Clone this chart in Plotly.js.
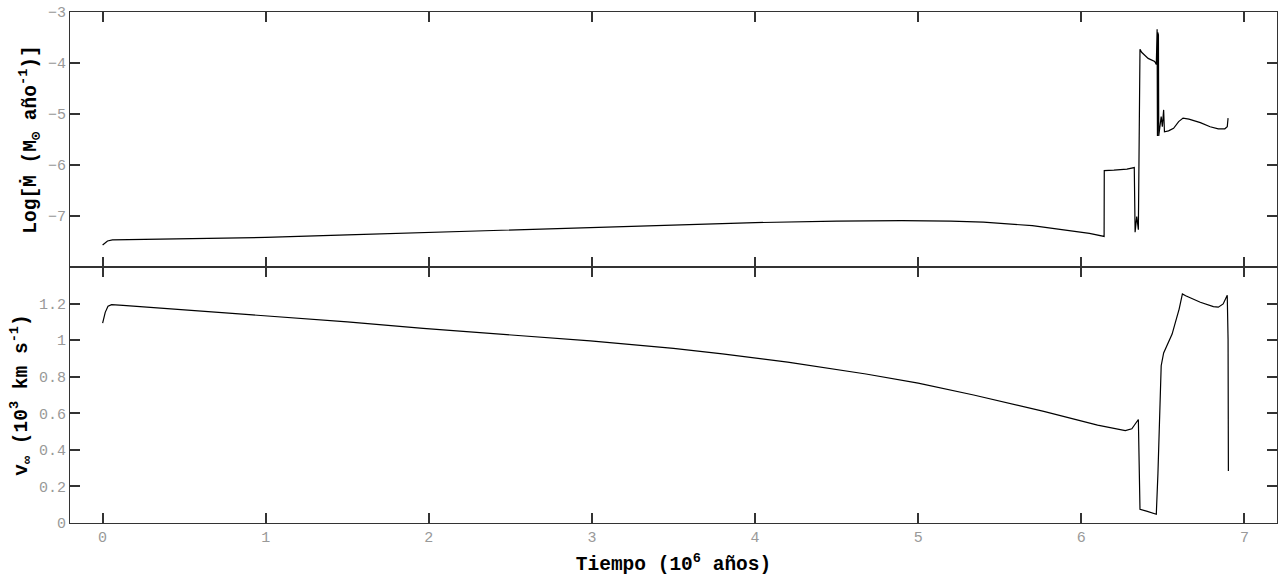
<!DOCTYPE html>
<html>
<head>
<meta charset="utf-8">
<script src="https://cdn.plot.ly/plotly-3.0.1.min.js"></script>
<style>html,body{margin:0;padding:0;background:#fff;}#chart{width:1283px;height:582px;}</style>
</head>
<body>
<div id="chart"></div>
<script>
// Mass-loss rate (top panel)
var tMdot = [0, 0.03, 0.06, 0.5, 1, 1.5, 2, 2.5, 3, 3.5, 4, 4.5, 4.9, 5.2, 5.4, 5.7, 5.9, 6.05, 6.14,
  6.141, 6.2, 6.28, 6.325, 6.33, 6.34, 6.35, 6.36, 6.37, 6.41, 6.45, 6.46,
  6.465, 6.467, 6.469, 6.471, 6.473, 6.475, 6.49, 6.497, 6.505, 6.51, 6.535, 6.566, 6.597, 6.624, 6.66, 6.73, 6.79, 6.84, 6.88, 6.895, 6.90];
var logMdot = [-7.57, -7.49, -7.47, -7.45, -7.42, -7.37, -7.32, -7.27, -7.22, -7.17, -7.13, -7.10, -7.09, -7.10, -7.12, -7.19, -7.27, -7.34, -7.40,
  -6.11, -6.10, -6.08, -6.05, -7.32, -7.01, -7.27, -3.73, -3.79, -3.91, -3.97, -4.03,
  -3.34, -5.43, -3.40, -5.40, -3.45, -5.43, -5.05, -5.25, -4.92, -5.35, -5.33, -5.28, -5.15, -5.08, -5.10, -5.17, -5.25, -5.29, -5.29, -5.25, -5.08];

// Terminal wind velocity (bottom panel)
var tVinf = [0, 0.016, 0.033, 0.055, 0.125, 0.5, 0.94, 1.5, 1.965, 2.5, 2.99, 3.5, 3.8, 4.2, 4.68, 5.0, 5.34, 5.77, 6.1, 6.27, 6.31, 6.35,
  6.36, 6.40, 6.46, 6.47, 6.48, 6.49, 6.505, 6.525, 6.557, 6.577, 6.60, 6.62, 6.64, 6.73, 6.81, 6.84, 6.87, 6.895, 6.90, 6.902];
var vinf = [1.093, 1.152, 1.185, 1.194, 1.19, 1.165, 1.134, 1.10, 1.064, 1.03, 0.996, 0.955, 0.925, 0.88, 0.815, 0.765, 0.70, 0.61, 0.535, 0.505, 0.515, 0.566,
  0.075, 0.065, 0.048, 0.27, 0.60, 0.86, 0.93, 0.97, 1.033, 1.097, 1.17, 1.253, 1.243, 1.207, 1.183, 1.18, 1.198, 1.245, 1.005, 0.285];

var yTopTicks = [-7, -6, -5, -4, -3];
var yBotTicks = [0, 0.2, 0.4, 0.6, 0.8, 1, 1.2];
var xTicks = [0, 1, 2, 3, 4, 5, 6, 7];

var lineStyle = {color: '#000', width: 1.2};
var traces = [
  {x: tMdot, y: logMdot, xaxis: 'x2', yaxis: 'y2', mode: 'lines', line: lineStyle, showlegend: false},
  {x: tVinf, y: vinf, xaxis: 'x', yaxis: 'y', mode: 'lines', line: lineStyle, showlegend: false}
];

var tickFont = {family: 'Liberation Mono, Courier New, monospace', size: 15, color: '#999999'};
var titleFont = {family: 'Liberation Mono, Courier New, monospace', size: 19.5, color: '#000', weight: 'bold'};
var frame = '#333';

function xAxisBase() {
  return {
    range: [-0.2, 7.2], tickmode: 'array', tickvals: xTicks,
    ticks: 'inside', ticklen: 10, tickcolor: frame, tickwidth: 1.5,
    showline: true, linecolor: frame, linewidth: 1, mirror: 'allticks',
    showgrid: false, zeroline: false, tickfont: tickFont
  };
}

var xBot = xAxisBase();
xBot.anchor = 'y';
xBot.domain = [0, 1];
xBot.title = {text: 'Tiempo (10<sup>6</sup> años)', font: titleFont, standoff: 10};

var xTop = xAxisBase();
xTop.anchor = 'y2';
xTop.matches = 'x';
xTop.showticklabels = false;

var layout = {
  width: 1283, height: 582,
  margin: {l: 70, r: 6, t: 12, b: 59},
  paper_bgcolor: '#fff', plot_bgcolor: '#fff',
  xaxis: xBot,
  xaxis2: xTop,
  yaxis: {
    domain: [0, 0.501], anchor: 'x', range: [0, 1.4],
    tickmode: 'array', tickvals: yBotTicks,
    ticks: 'inside', ticklen: 10, tickcolor: frame, tickwidth: 1.5,
    showline: true, linecolor: frame, mirror: 'allticks',
    showgrid: false, zeroline: false, tickfont: tickFont,
    title: {text: 'v<sub>∞</sub> (10<sup>3</sup> km s<sup>-1</sup>)', font: titleFont, standoff: 6}
  },
  yaxis2: {
    domain: [0.501, 1], anchor: 'x2', range: [-8, -3],
    tickmode: 'array', tickvals: yTopTicks,
    ticks: 'inside', ticklen: 10, tickcolor: frame, tickwidth: 1.5,
    showline: true, linecolor: frame, mirror: 'allticks',
    showgrid: false, zeroline: false, tickfont: tickFont,
    title: {text: 'Log[Ṁ (M<sub>⊙</sub> año<sup>-1</sup>)]', font: titleFont, standoff: 6}
  }
};

Plotly.newPlot('chart', traces, layout, {displayModeBar: false});
</script>
</body>
</html>
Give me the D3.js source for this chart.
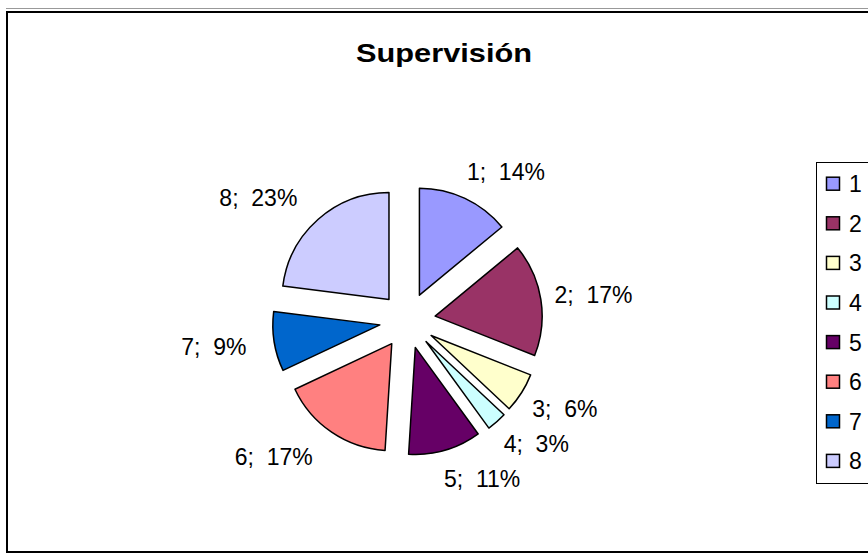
<!DOCTYPE html>
<html><head><meta charset="utf-8">
<script src="https://cdn.jsdelivr.net/npm/d3@7"></script>
<style>body{margin:0;background:#fff} svg{display:block}</style>
</head><body>
<svg width="868" height="554"></svg>
<script>
const categories = ["1","2","3","4","5","6","7","8"];
const values = [14,17,6,3,11,17,9,23];
const colors = ["#9999FF","#993366","#FFFFCC","#CCFFFF","#660066","#FF8080","#0066CC","#CCCCFF"];
const title = "Supervisión";

const svg = d3.select("svg");
const font = "Arial, 'Liberation Sans', sans-serif";

// frame
svg.append("line").attr("x1",6).attr("x2",868).attr("y1",8.5).attr("y2",8.5)
  .attr("stroke","#999").attr("stroke-width",1);
svg.append("rect").attr("x",7).attr("y",12).attr("width",900).attr("height",540)
  .attr("fill","none").attr("stroke","#000").attr("stroke-width",2);

// title
svg.append("text").attr("x",444).attr("y",62).attr("text-anchor","middle")
  .attr("font-family",font).attr("font-weight","bold").attr("font-size",26)
  .attr("textLength",176).attr("lengthAdjust","spacingAndGlyphs")
  .text(title);

// pie
const cx = 407.5, cy = 320.5, r = 107, explode = 28, labelR = 128, labelDx = -7, capH = 17;
const total = d3.sum(values);
const pie = d3.pie().sort(null).value(d => d)(values);
const arc = d3.arc().innerRadius(0).outerRadius(r);
const g = svg.append("g").attr("transform",`translate(${cx},${cy})`);

pie.forEach((p,i) => {
  const mid = (p.startAngle + p.endAngle)/2;
  const sx = Math.sin(mid), sy = -Math.cos(mid);
  const ox = explode*sx, oy = explode*sy;
  g.append("path").attr("d", arc(p))
    .attr("transform",`translate(${ox},${oy})`)
    .attr("fill", colors[i]).attr("stroke","#000").attr("stroke-width",1.5)
    .attr("stroke-linejoin","round");
  const px = ox + labelR*sx + labelDx, py = oy + labelR*sy;
  const pct = Math.round(values[i]/total*100);
  g.append("text").attr("font-family",font).attr("font-size",23)
    .style("white-space","pre")
    .attr("text-anchor", sx >= 0 ? "start" : "end")
    .attr("x", px)
    .attr("y", py + capH*(1 - Math.cos(mid))/2)
    .text(`${categories[i]};  ${pct}%`);
});

// legend
const lx = 816, ly = 162;
svg.append("rect").attr("x",lx+0.5).attr("y",ly+0.5).attr("width",80).attr("height",321)
  .attr("fill","#fff").attr("stroke","#000").attr("stroke-width",1);
const ly0 = 183.7, lstep = 39.6;
categories.forEach((c,i) => {
  const yc = ly0 + i*lstep;
  svg.append("rect").attr("x",826.5).attr("y",yc-6.5).attr("width",13).attr("height",13)
    .attr("fill",colors[i]).attr("stroke","#000").attr("stroke-width",1.5);
  svg.append("text").attr("x",849).attr("y",yc+8.5)
    .attr("font-family",font).attr("font-size",23).text(c);
});
</script>
</body></html>
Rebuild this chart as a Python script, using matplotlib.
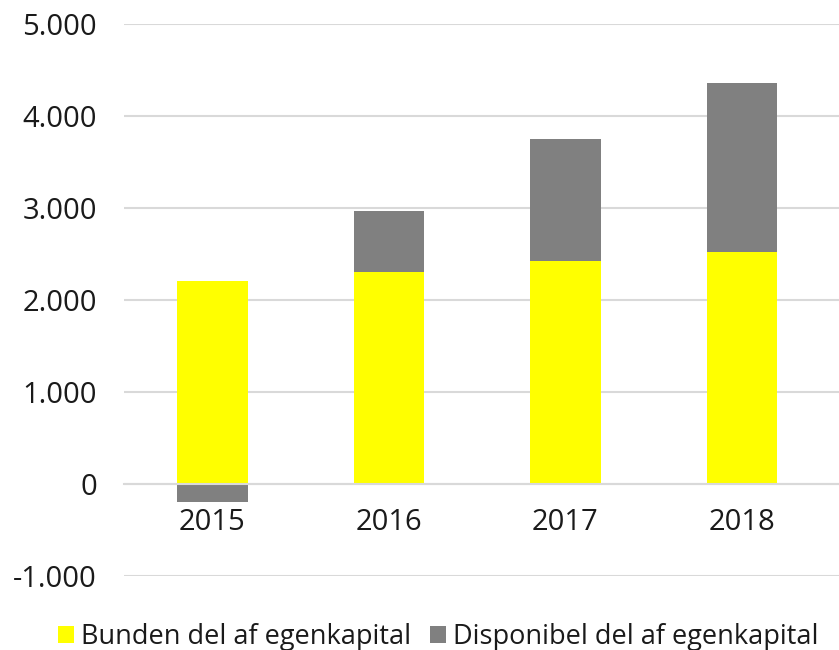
import matplotlib
matplotlib.use("Agg")
import matplotlib.pyplot as plt
from matplotlib.patches import Patch
from matplotlib.ticker import FuncFormatter

years = ["2015", "2016", "2017", "2018"]
bunden = [2210, 2305, 2420, 2520]
disponibel = [-195, 660, 1330, 1840]
series_names = ["Bunden del af egenkapital", "Disponibel del af egenkapital"]
colors = ["#FFFF00", "#808080"]

plt.rcParams['font.family'] = ['Open Sans', 'DejaVu Sans']
fig = plt.figure(figsize=(8.39, 6.5), dpi=100)
ax = fig.add_axes([124/839, 1-576/650, 1-124/839, (576-24)/650])

x = list(range(len(years)))
bottoms = [b if d >= 0 else 0 for b, d in zip(bunden, disponibel)]
ax.bar(x, bunden, width=0.4, color=colors[0], zorder=3)
ax.bar(x, disponibel, width=0.4, bottom=bottoms, color=colors[1], zorder=3)

ax.set_xlim(-0.5, 3.5 + 0.05)
ax.set_ylim(-1000, 5000)
ax.set_yticks(range(-1000, 5001, 1000))
ax.yaxis.set_major_formatter(FuncFormatter(lambda v, p: f"{int(v):,}".replace(",", ".")))
ax.grid(axis='y', color='#D9D9D9', linewidth=1.5, zorder=0)
ax.set_axisbelow(True)
for s in ['top', 'right', 'left']:
    ax.spines[s].set_visible(False)
ax.spines['bottom'].set_position(('data', 0))
ax.spines['bottom'].set_color('#D9D9D9')
ax.spines['bottom'].set_linewidth(1.5)
ax.spines['bottom'].set_zorder(4)
ax.set_xticks(x)
ax.set_xticklabels(years)
ax.tick_params(axis='x', length=0, pad=17.5, labelsize=21, labelcolor='#1a1a1a')
ax.tick_params(axis='y', length=0, pad=19.5, labelsize=21, labelcolor='#1a1a1a')

handles = [Patch(facecolor=c, edgecolor='none') for c in colors]
fig.legend(handles, series_names, loc='center', bbox_to_anchor=(0.522, 1-637/650),
           ncol=2, frameon=False, fontsize=19.5, handlelength=0.6, handleheight=0.6,
           handletextpad=0.25, columnspacing=0.7, labelcolor='#1a1a1a')

fig.savefig("out.png", dpi=100)
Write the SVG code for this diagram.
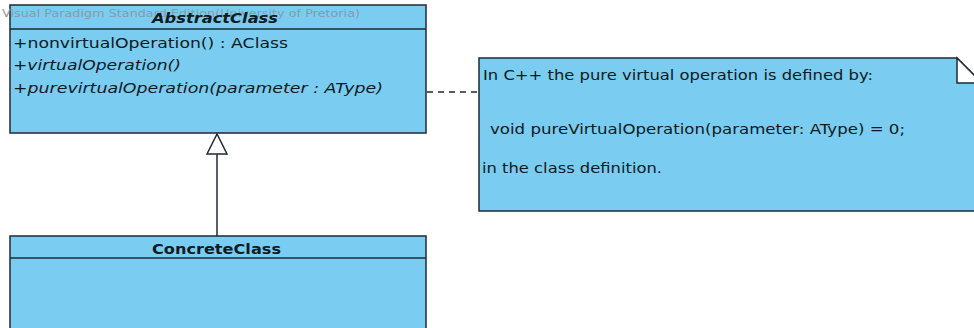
• • • • •
— Exercise description —
Give again, word for word, the lines from the one that contains "Rebuild this chart" to the one that contains "from matplotlib.ticker import FuncFormatter", both included. Omit the pictures.

— Reply to the exercise —
Rebuild this chart as a Python script, using matplotlib.
import matplotlib
matplotlib.use("Agg")
import matplotlib.pyplot as plt
from matplotlib.patches import Patch
from matplotlib.ticker import FuncFormatter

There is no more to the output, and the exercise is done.